* Written instruction *
Quote all of the data that follows exactly as written, skipping the images.

* Given information *
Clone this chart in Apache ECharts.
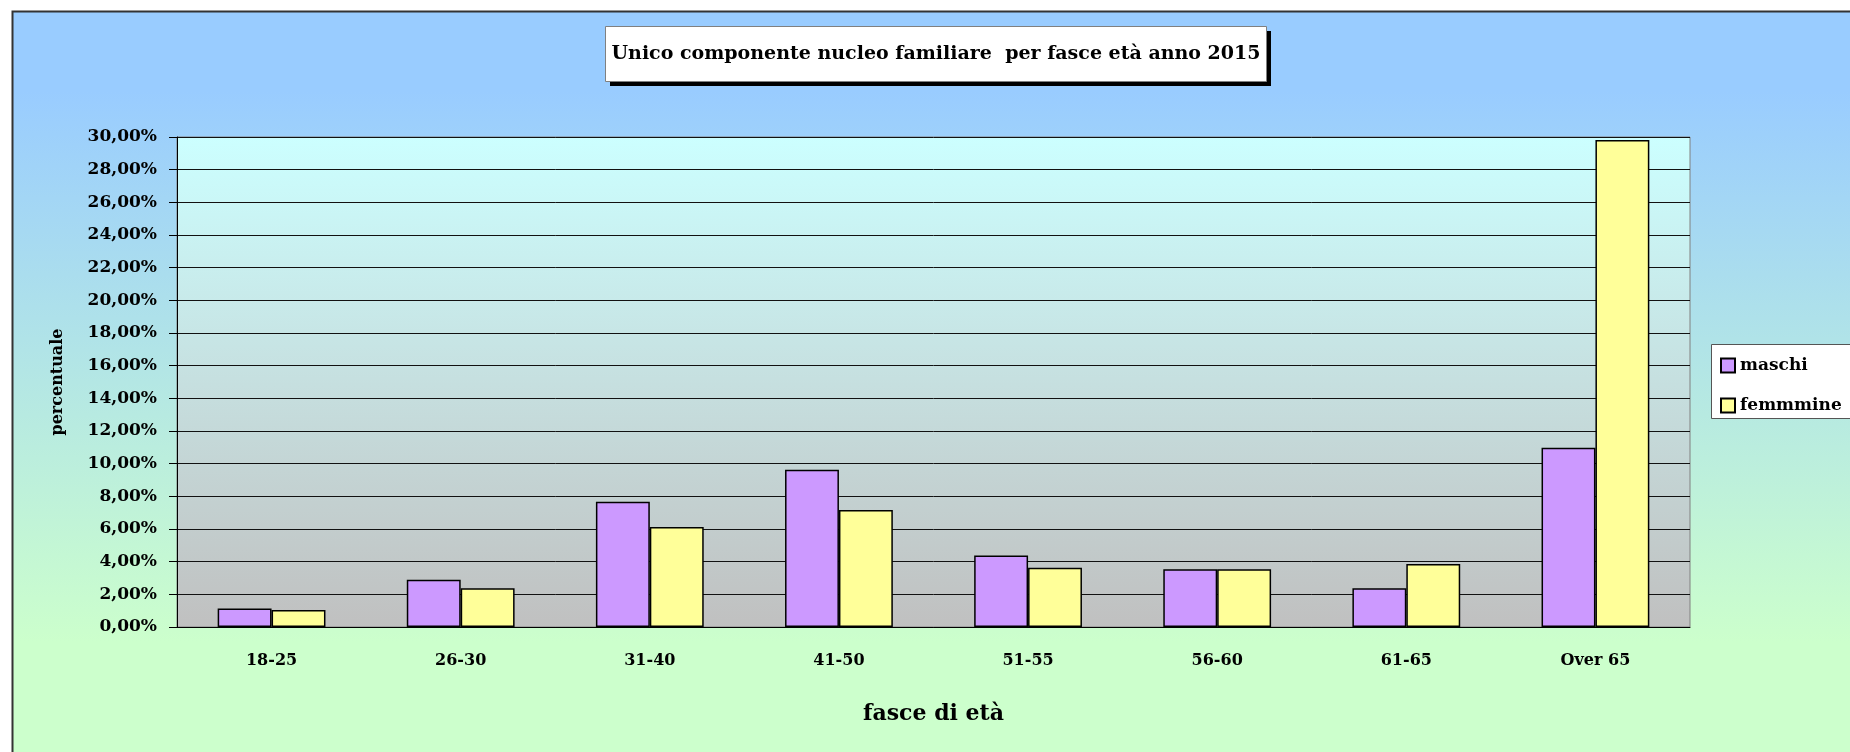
<!DOCTYPE html>
<html>
<head>
<meta charset="utf-8">
<title>Unico componente nucleo familiare per fasce età anno 2015</title>
<script src="https://cdn.jsdelivr.net/npm/echarts@6/dist/echarts.min.js"></script>
<style>
  html, body { margin: 0; padding: 0; background: #fff; overflow: hidden; }
  #chart { width: 100vw; height: 100vh; }
</style>
</head>
<body>
<div id="chart"></div>
<script>
// valori in percentuale
const fasce = ['18-25', '26-30', '31-40', '41-50', '51-55', '56-60', '61-65', 'Over 65']
const maschi = [1.14, 2.90, 7.67, 9.63, 4.37, 3.53, 2.37, 10.98]
const femmine = [1.04, 2.37, 6.12, 7.16, 3.63, 3.53, 3.86, 29.82]
const yMax = 30
const yStep = 2

const font = 'DejaVu Serif'

const chart = echarts.init(document.getElementById('chart'))

const option = {
  backgroundColor: '#fff',
  animation: false,
  textStyle: { fontFamily: font },
  graphic: [
    // sfondo dell'area grafico (esce dal bordo destro e inferiore)
    {
      type: 'rect',
      z: -10,
      silent: true,
      shape: { x: 12.5, y: 11.5, width: 2000, height: 1000 },
      style: {
        stroke: '#333',
        lineWidth: 2,
        fill: new echarts.graphic.LinearGradient(0, 0, 0, 1, [
          { offset: 0, color: '#99ccff' },
          { offset: 0.08, color: '#99ccff' },
          { offset: 0.63, color: '#ccffcc' },
          { offset: 1, color: '#ccffcc' }
        ])
      }
    },
    // box del titolo con ombra
    {
      type: 'rect',
      shape: { x: 610, y: 31, width: 661, height: 55 },
      style: { fill: '#000' }
    },
    {
      type: 'rect',
      shape: { x: 605.5, y: 26.5, width: 661, height: 55 },
      style: { fill: '#fff', stroke: '#808080', lineWidth: 1 }
    },
    {
      type: 'text',
      x: 936,
      y: 54,
      style: {
        text: 'Unico componente nucleo familiare  per fasce età anno 2015',
        fill: '#000',
        font: 'bold 19px "DejaVu Serif"',
        align: 'center',
        verticalAlign: 'middle'
      }
    },
    // box della legenda, tagliato dal bordo destro
    {
      type: 'rect',
      shape: { x: 1711.5, y: 344.5, width: 300, height: 74 },
      style: { fill: '#fff', stroke: '#555', lineWidth: 1 }
    }
  ],
  legend: {
    orient: 'vertical',
    left: 1720,
    top: 357,
    padding: 0,
    itemWidth: 14,
    itemHeight: 14,
    itemGap: 23,
    icon: 'rect',
    textStyle: { fontFamily: font, fontWeight: 'bold', fontSize: 17, color: '#000' },
    data: ['maschi', 'femmmine']
  },
  grid: {
    left: 177,
    top: 137,
    width: 1513,
    height: 490,
    show: true,
    borderColor: '#808080',
    borderWidth: 1,
    backgroundColor: {
      type: 'linear', x: 0, y: 0, x2: 0, y2: 1,
      colorStops: [
        { offset: 0, color: '#ccffff' },
        { offset: 1, color: '#c0c0c0' }
      ]
    }
  },
  xAxis: {
    type: 'category',
    data: fasce,
    name: 'fasce di età',
    nameLocation: 'middle',
    nameGap: 76,
    nameTextStyle: { fontFamily: font, fontWeight: 'bold', fontSize: 22, color: '#000' },
    axisLine: { lineStyle: { color: '#000', width: 1 } },
    axisTick: { length: 7, lineStyle: { color: '#000' } },
    axisLabel: { margin: 26, fontFamily: font, fontWeight: 'bold', fontSize: 16, color: '#000' }
  },
  yAxis: {
    type: 'value',
    min: 0,
    max: yMax,
    interval: yStep,
    name: 'percentuale',
    nameLocation: 'middle',
    nameGap: 111,
    nameTextStyle: { fontFamily: font, fontWeight: 'bold', fontSize: 16, color: '#000' },
    axisLine: { show: true, lineStyle: { color: '#000', width: 1 } },
    axisTick: { show: true, inside: false, length: 8, lineStyle: { color: '#000' } },
    axisLabel: {
      margin: 20,
      fontFamily: font,
      fontWeight: 'bold',
      fontSize: 17,
      color: '#000',
      formatter: v => v.toFixed(2).replace('.', ',') + '%'
    },
    splitLine: { show: true, lineStyle: { color: '#111', width: 1 } }
  },
  series: [
    {
      name: 'maschi',
      type: 'bar',
      data: maschi,
      barGap: '0%',
      barCategoryGap: '43%',
      itemStyle: { color: '#cc99ff', borderColor: '#000', borderWidth: 1.5 }
    },
    {
      name: 'femmmine',
      type: 'bar',
      data: femmine,
      itemStyle: { color: '#ffff99', borderColor: '#000', borderWidth: 1.5 }
    }
  ]
}

chart.setOption(option)
</script>
</body>
</html>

* Correct output *
Clone this chart in Apache ECharts.
<!DOCTYPE html>
<html>
<head>
<meta charset="utf-8">
<title>Unico componente nucleo familiare per fasce età anno 2015</title>
<script src="https://cdn.jsdelivr.net/npm/echarts@6/dist/echarts.min.js"></script>
<style>
  html, body { margin: 0; padding: 0; background: #fff; overflow: hidden; }
  #chart { width: 100vw; height: 100vh; }
</style>
</head>
<body>
<div id="chart"></div>
<script>
// valori in percentuale
const fasce = ['18-25', '26-30', '31-40', '41-50', '51-55', '56-60', '61-65', 'Over 65']
const maschi = [1.14, 2.90, 7.67, 9.63, 4.37, 3.53, 2.37, 10.98]
const femmine = [1.04, 2.37, 6.12, 7.16, 3.63, 3.53, 3.86, 29.82]
const yMax = 30
const yStep = 2

const font = 'DejaVu Serif'

const chart = echarts.init(document.getElementById('chart'))

const option = {
  backgroundColor: '#fff',
  animation: false,
  textStyle: { fontFamily: font },
  graphic: [
    // sfondo dell'area grafico (esce dal bordo destro e inferiore)
    {
      type: 'rect',
      z: -10,
      silent: true,
      shape: { x: 12.5, y: 11.5, width: 2000, height: 1000 },
      style: {
        stroke: '#333',
        lineWidth: 2,
        fill: new echarts.graphic.LinearGradient(0, 0, 0, 1, [
          { offset: 0, color: '#99ccff' },
          { offset: 0.08, color: '#99ccff' },
          { offset: 0.63, color: '#ccffcc' },
          { offset: 1, color: '#ccffcc' }
        ])
      }
    },
    // box del titolo con ombra
    {
      type: 'rect',
      shape: { x: 610, y: 31, width: 661, height: 55 },
      style: { fill: '#000' }
    },
    {
      type: 'rect',
      shape: { x: 605.5, y: 26.5, width: 661, height: 55 },
      style: { fill: '#fff', stroke: '#808080', lineWidth: 1 }
    },
    {
      type: 'text',
      x: 936,
      y: 54,
      style: {
        text: 'Unico componente nucleo familiare  per fasce età anno 2015',
        fill: '#000',
        font: 'bold 19px "DejaVu Serif"',
        align: 'center',
        verticalAlign: 'middle'
      }
    },
    // box della legenda, tagliato dal bordo destro
    {
      type: 'rect',
      shape: { x: 1711.5, y: 344.5, width: 300, height: 74 },
      style: { fill: '#fff', stroke: '#555', lineWidth: 1 }
    }
  ],
  legend: {
    orient: 'vertical',
    left: 1720,
    top: 357,
    padding: 0,
    itemWidth: 14,
    itemHeight: 14,
    itemGap: 23,
    icon: 'rect',
    textStyle: { fontFamily: font, fontWeight: 'bold', fontSize: 17, color: '#000' },
    data: ['maschi', 'femmmine']
  },
  grid: {
    left: 177,
    top: 137,
    width: 1513,
    height: 490,
    show: true,
    borderColor: '#808080',
    borderWidth: 1,
    backgroundColor: {
      type: 'linear', x: 0, y: 0, x2: 0, y2: 1,
      colorStops: [
        { offset: 0, color: '#ccffff' },
        { offset: 1, color: '#c0c0c0' }
      ]
    }
  },
  xAxis: {
    type: 'category',
    data: fasce,
    name: 'fasce di età',
    nameLocation: 'middle',
    nameGap: 76,
    nameTextStyle: { fontFamily: font, fontWeight: 'bold', fontSize: 22, color: '#000' },
    axisLine: { lineStyle: { color: '#000', width: 1 } },
    axisTick: { length: 7, lineStyle: { color: '#000' } },
    axisLabel: { margin: 26, fontFamily: font, fontWeight: 'bold', fontSize: 16, color: '#000' }
  },
  yAxis: {
    type: 'value',
    min: 0,
    max: yMax,
    interval: yStep,
    name: 'percentuale',
    nameLocation: 'middle',
    nameGap: 111,
    nameTextStyle: { fontFamily: font, fontWeight: 'bold', fontSize: 16, color: '#000' },
    axisLine: { show: true, lineStyle: { color: '#000', width: 1 } },
    axisTick: { show: true, inside: false, length: 8, lineStyle: { color: '#000' } },
    axisLabel: {
      margin: 20,
      fontFamily: font,
      fontWeight: 'bold',
      fontSize: 17,
      color: '#000',
      formatter: v => v.toFixed(2).replace('.', ',') + '%'
    },
    splitLine: { show: true, lineStyle: { color: '#111', width: 1 } }
  },
  series: [
    {
      name: 'maschi',
      type: 'bar',
      data: maschi,
      barGap: '0%',
      barCategoryGap: '43%',
      itemStyle: { color: '#cc99ff', borderColor: '#000', borderWidth: 1.5 }
    },
    {
      name: 'femmmine',
      type: 'bar',
      data: femmine,
      itemStyle: { color: '#ffff99', borderColor: '#000', borderWidth: 1.5 }
    }
  ]
}

chart.setOption(option)
</script>
</body>
</html>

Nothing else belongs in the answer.